Director – Piero Messina
Producers – Nicola Giuliano, Francesca Cima, Carlotta Calori
Screenwriters – Giancomo Bendotti, Ilaria Macchia, Andrea Paolo Massara, Piero Messina
Starring – Juliette Binoche, Lou de Laâge, Giorgio Colangeli
The Wait is a beautifully painful 100 minutes in your life. It’s an imminent relief when a script and camera are in such harmony, there’s not a single superfluous word or sigh, nor a take or an angle out of place, creating an inimitable atmosphere of sheer tension. Everything has its own place and adds up to the overall experience of uncomfortable honest, grief and pain.
Juliette Binoche plays the character of Anna, a grief-stricken mother, who has recently lost her son. She reveals the secret traits of her role gradually, with grace and balance. It’s an effortless half-smile here and there, a warm look or subtle gesture, a broken movement, all making her relatable and believable. Lou de Laâge is equally superb as the repenting girlfriend, Jeanne. They both impatiently wait for the return of Giuseppe on Easter Day, and it doesn’t give too much away to state that resurrection, tradition and religion are at the core of the story. In The Wait mother and girlfriend set out on a journey of discovery together in an old villa tucked away in a remote corner of Sicily. It is an emotional journey where they start out shyly, just about to getting to know each other and not used to these exceptional circumstances. They hold on to each other for support, revealing painful secrets, inner doubts, insecurities and cherished moments as they help each other through the ordeal of losing a respective son and boyfriend. However, at the same time, there is natural tension, and they push each other away, creating an emotional teeter-totter experience. Their personal discoveries are accompanied by the presence of ageing ‘servant’, who acts as a constant reminder to the mother of her conscience.
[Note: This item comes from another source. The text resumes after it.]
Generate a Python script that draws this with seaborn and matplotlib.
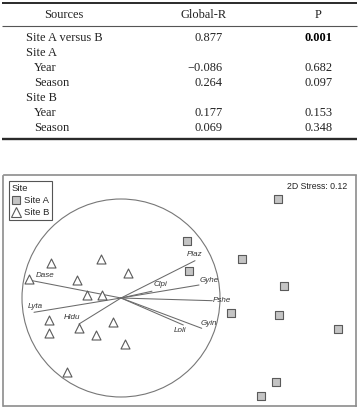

The tension is constantly palpable throughout the film. There is not a moment when you don’t wish with a nervous fist in your tummy: “please tell her! Is she finally gonna tell her?!” The long takes, silent, almost imperceptible moves are sometimes accompanied by calm music to further the pain of waiting. The title could not be more true to the essence of the film. As the audience, you don’t do anything else but eagerly await, so to deliver a film with this much dense meaning with so little dialogue is indeed a cinematic achievement.
Nonetheless, the location and costume designers, casting directors, and art department are all to be applauded too. The natural feeling, the authenticity of the house, village, traditions and characters adds up to the experience. Every shot of the surrounding lake or woods, the tour to the turkish baths, the interior design of the house, the colour of dresses, and much more, they all serve to enhance every moment with additional, deeper levels of meaning.